The Dublin underworld figure co-founded MTK and had built the organisation into a major international player in the sport before he officially cut his ties with it in 2017. Despite that his name has been continuously linked to fights, fighters and trainers since but last week Kinahan was among seven people hit with worldwide financial sanctions by the United States. In the wake of a storm of negative publicity, leading promoters cut ties with MTK (Mack the Knife) and on Wednesday a statement confirmed that MTK would be dissolved.

"As a business we have faced unprecedented levels of unfair scrutiny and criticism since the sanctioning by the US Government of Daniel Joseph Kinahan,” it read.

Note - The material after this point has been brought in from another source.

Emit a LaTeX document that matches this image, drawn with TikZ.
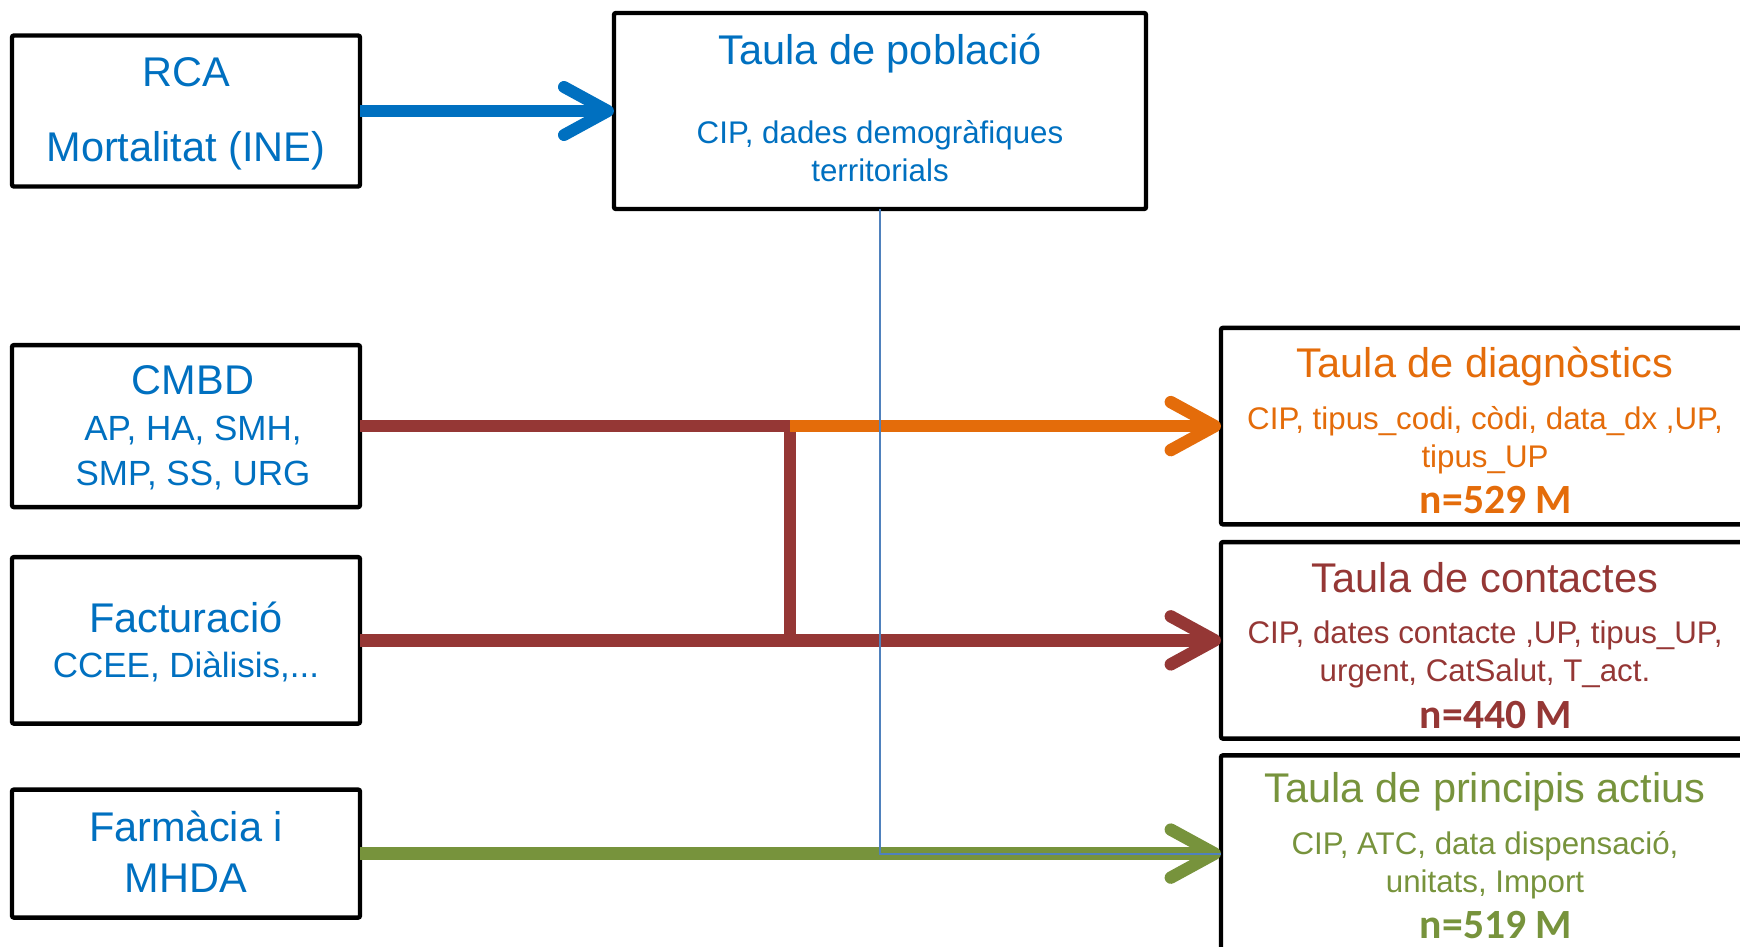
\documentclass[tikz,border=0pt]{standalone}
\usepackage{fontspec}
\setmainfont{Liberation Sans}
\newfontfamily\numfont{Carlito}
\usepackage{tikz}
\usetikzlibrary{arrows.meta,positioning}

\definecolor{srcblue}{HTML}{0070C0}
\definecolor{dxorange}{HTML}{E46C0A}
\definecolor{ctbrown}{HTML}{953735}
\definecolor{pagreen}{HTML}{77933C}
\definecolor{linkblue}{HTML}{4F81BD}

\newcommand\fbig{\fontsize{20.75pt}{26pt}\selectfont}
\newcommand\fmed{\fontsize{17.5pt}{22.5pt}\selectfont}
\newcommand\fsmall{\fontsize{15.65pt}{18.9pt}\selectfont}
\newcommand\fnum{\numfont\bfseries\fontsize{20.8pt}{25pt}\selectfont}
\newcommand\tstrut{\rule{0pt}{19.8pt}}

\begin{document}
\begin{tikzpicture}[x=0.5pt, y=-0.5pt]
    \tikzstyle{src}=[rectangle, draw=black, line width=2.2pt, rounded corners=1pt, align=center, text=srcblue, minimum width=174pt, inner sep=2pt, outer sep=0pt]
    \tikzstyle{tbl}=[rectangle, draw=black, line width=2.2pt, rounded corners=1pt, align=center, minimum width=264pt, minimum height=98.25pt, inner sep=2pt, outer sep=0pt]
    \tikzstyle{flow}=[line width=6.2pt, -{Straight Barb[length=22pt, width=24pt, round]}]
    \tikzstyle{feed}=[line width=6.2pt]

    \clip (0,0) rectangle (1740,947);

      \node[src, minimum height=75.5pt, text depth=1pt, font={\fontsize{20.75pt}{37.5pt}\selectfont}] (rca) at (186,111) {RCA\\Mortalitat (INE)};
      \node[src, minimum width=266pt, minimum height=98pt, text depth=3.4pt, font=\fsmall] (pobl) [right=127pt of rca] {{\fbig Taula de població}\\[21pt]CIP, dades demogràfiques\\territorials};
      \node[src, minimum height=81pt, text depth=1pt, font=\fmed] (cmbd) [below=79.3pt of rca] {{\fbig\hspace*{7pt}CMBD}\\[0.5pt]\hspace*{7pt}AP, HA, SMH,\\\hspace*{7pt}SMP, SS, URG};
      \node[src, minimum height=83.25pt, text depth=0.4pt, font=\fmed] (fact) [below=25pt of cmbd] {{\fbig Facturació}\\CCEE, Diàlisis,...};
      \node[src, minimum height=64pt, text depth=2.2pt, font={\fontsize{20.75pt}{25.5pt}\selectfont}] (farm) [below=33pt of fact] {Farmàcia i\\MHDA};
      \node[tbl, text=dxorange, font=\fsmall] (diag) [right=430.5pt of cmbd] {{\fbig\tstrut Taula de diagnòstics}\\[7pt]CIP, tipus\_codi, còdi, data\_dx ,UP,\\tipus\_UP\\[4.3pt]{\fnum\hspace{11pt}n=529 M}};
      \node[tbl, text=ctbrown, font=\fsmall] (cont) [right=430.5pt of fact] {{\fbig\tstrut Taula de contactes}\\[7pt]CIP, dates contacte ,UP, tipus\_UP,\\urgent, CatSalut, T\_act.\\[4.3pt]{\fnum\hspace{11pt}n=440 M}};
      \node[tbl, text=pagreen, font=\fsmall] (princ) [right=430.5pt of farm] {{\fbig\rule{0pt}{17pt}Taula de principis actius}\\[7pt]CIP, ATC, data dispensació,\\unitats, Import\\[4.3pt]{\fnum\hspace{11pt}n=519 M}};
      \coordinate (split) at ([xshift=215pt]cmbd.east);

      \draw[flow, srcblue, line width=6pt] (rca) -- (pobl);
      \draw[feed, ctbrown, line join=round] (cmbd.east) -- (split) -- (split |- fact.east);
      \draw[flow, dxorange] (split) -- (diag);
      \draw[flow, ctbrown] (fact) -- (cont);
      \draw[flow, pagreen] (farm) -- (princ);
      \draw[linkblue, line width=0.9pt] (pobl.south) |- (princ.west);
\end{tikzpicture}
\end{document}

"It is a matter of public record that Mr Kinahan's involvement in MTK ceased in 2017, and despite repeated reassurances in this regard, unfounded allegations about his ongoing association with us and our fighters persist.

"Since leading promoters have now informed us that they will be severing all ties with MTK and will no longer work with our fighters, we have taken the difficult decision to cease operations at the end of this month.

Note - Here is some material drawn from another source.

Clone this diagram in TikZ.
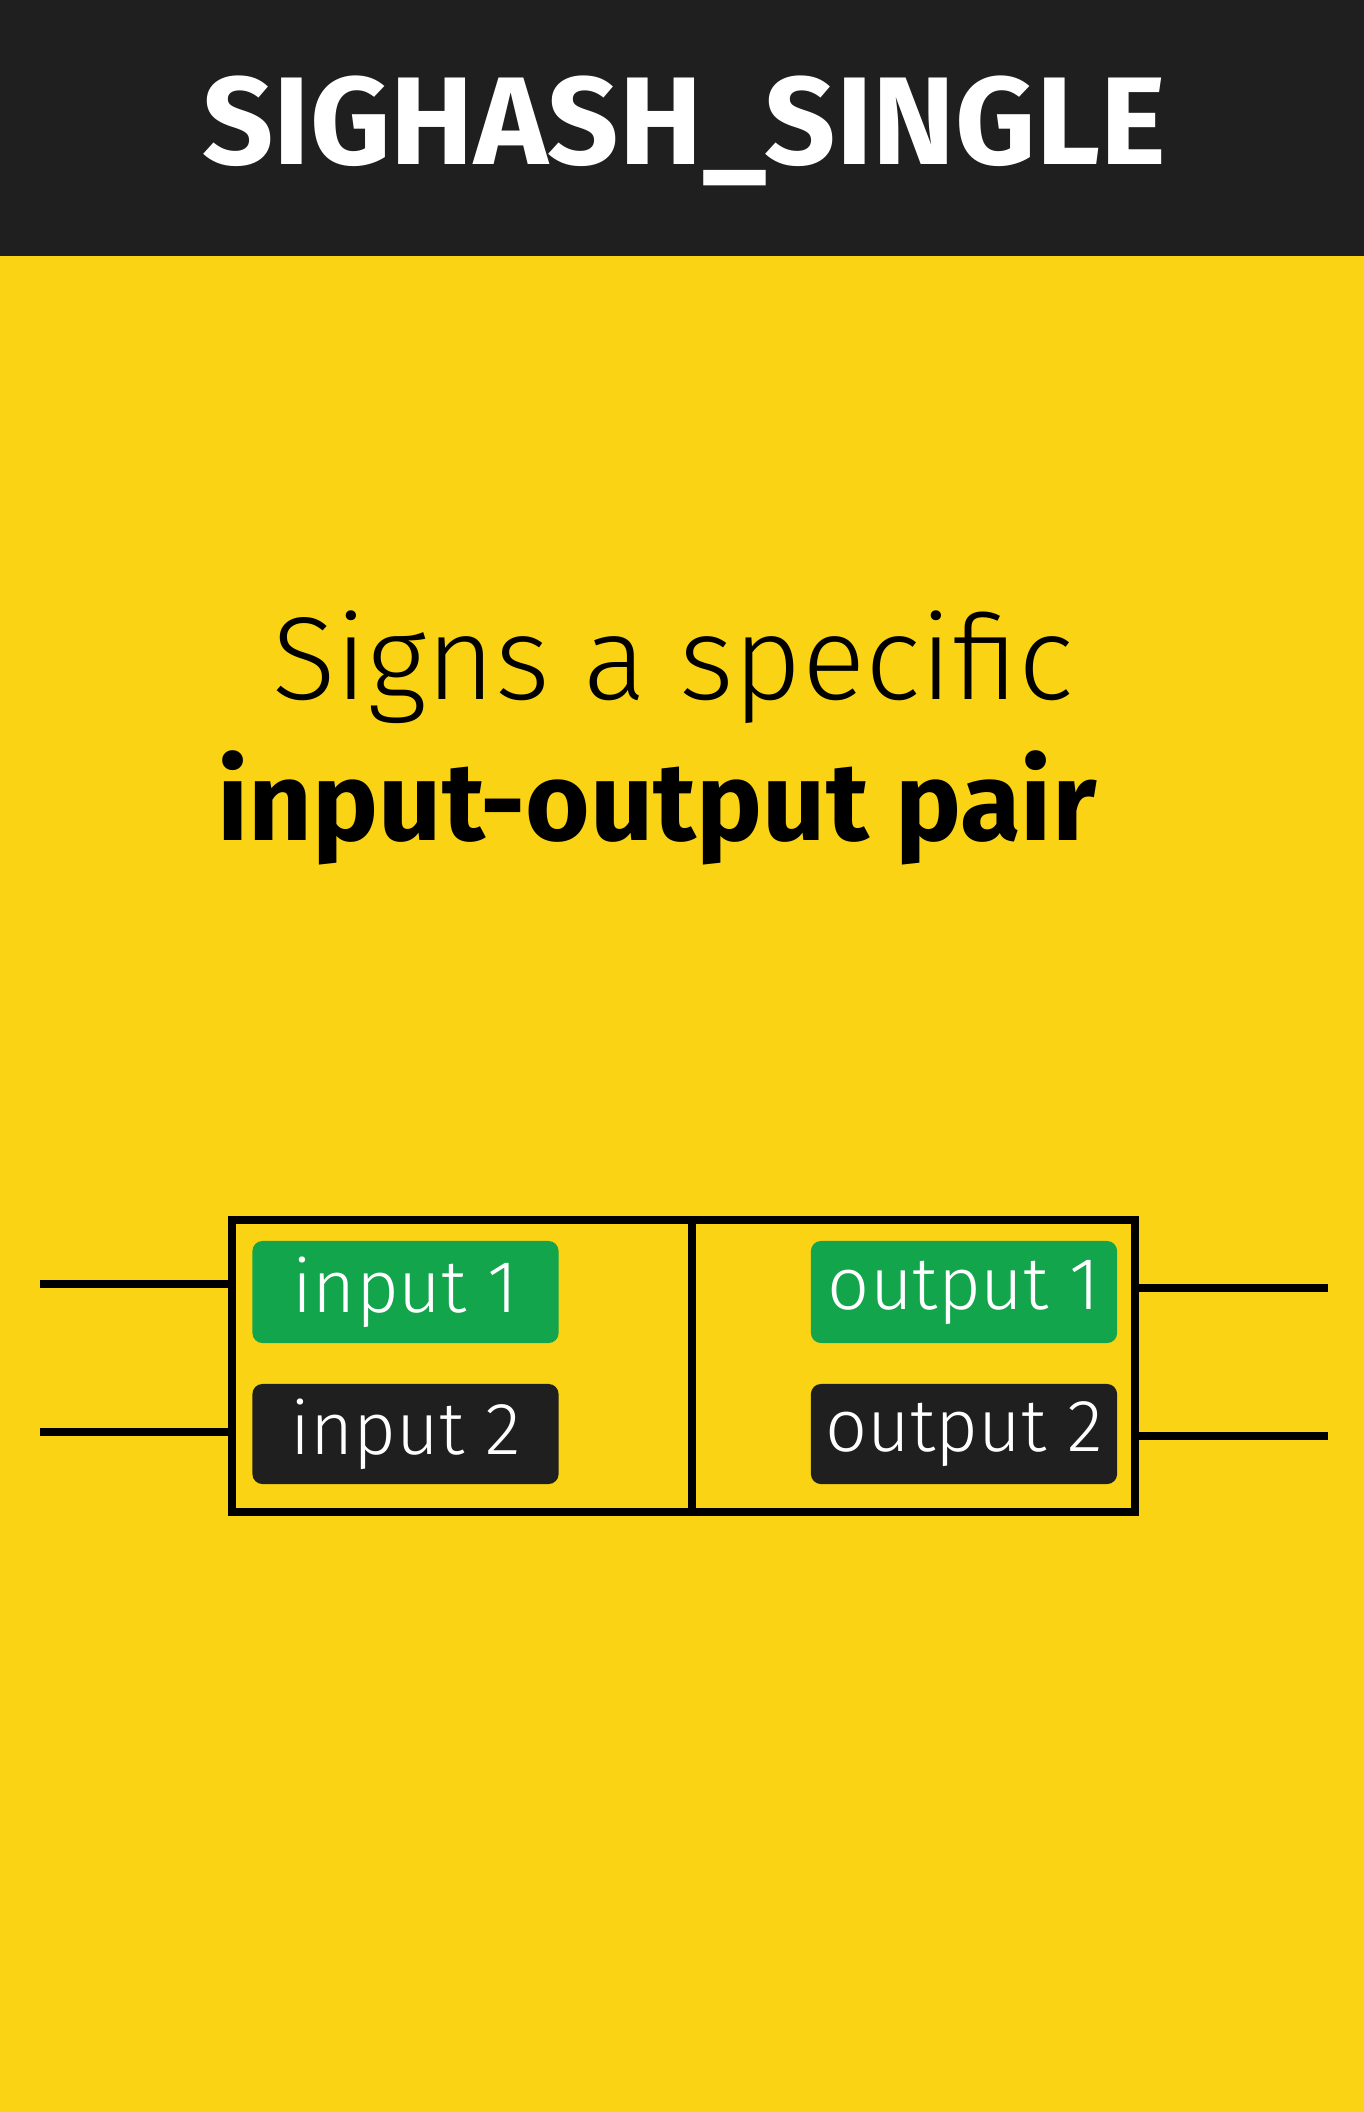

"MTK prospered because we always put the long-term interests of our fighters at the heart of what we do.

"Our priority in the weeks ahead will be to ensure that our world-class boxers are supported to find new partnerships as swiftly as possible. MTK gyms are operated independently so will remain open for the foreseeable future."

The news was greeted with disappointment by some boxers. In much the same way that many professional footballers and management never think to ask where their club’s money comes from, boxers were attracted to the MTK set-up because Kinahan’s financial clout offered them the chance to make their dreams come true.

MTK began as MGM (Macklin’s Gym Marbella) and was a facility in Spain which quickly became a Mecca for promising professional boxers who had previously been treated as the chattels of powerful promoters.

Struggling fighters who had been used to slogging away in basic, spit-and-sawdust backstreet gyms were now able to work out in a modern, state-of-the-art facility. The equipment was superb, the coaching excellent and after they finished training they would have nutritious meals prepared for them and then could recover in the sun. Instead of living from hand to mouth as they had done before while they waited on news of a fight that might never happen, they were paid on time and they were kept busy too.

Gyms with ties to MTK opened in Ireland, Scotland and England and were established around the world and dozens and dozens of fighters and trainers signed on. There were lots of bills, plenty of action and it seemed at times that the old rules of boxing – biding your time and working your way up the ladder to earn a title shot – no longer applied.

But it was never going to last. MTK sold a dream and had the money to deliver it but where did the cash come from? How many murders were committed, how many lives were ruined through drug addiction so Daniel Kinahan could establish himself as a boxing powerbroker?

Kinahan has never personally been convicted of a crime but his involvement quickly resulted in professional boxing becoming a no-go area in his home city. The gangland shooting at the weigh-in at the Regency Hotel in 2016 meant that professional boxing is a thing of the past south of the border and Katie Taylor may never get the chance to box in Dublin which is a great shame.

Some argue that boxing has always been like this. Going back to the US Mafioso Paul ‘Frankie’ Carbo, the sport has long been heavily influenced by underworld figures and right up until recently ‘Yer man in Dubai’ had been able to control how fights were made and where they were held.

His influence is unlikely to disappear with the dismantling of MTK and it took the sanctions imposed by the US government to force boxing promoters to take some action and push the elephant out of the room.

Now the door has to be locked from the inside. Amateur boxing has been dragged through a mire of corruption and now professional boxing is on the front pages of the newspapers, not the back. The unregulated chaos which created the conditions for Daniel Kinahan to become a major player in boxing must end but only the establishment of a global governing body to police the sport can make that happen. Boxing has to seize this opportunity to clean up its act.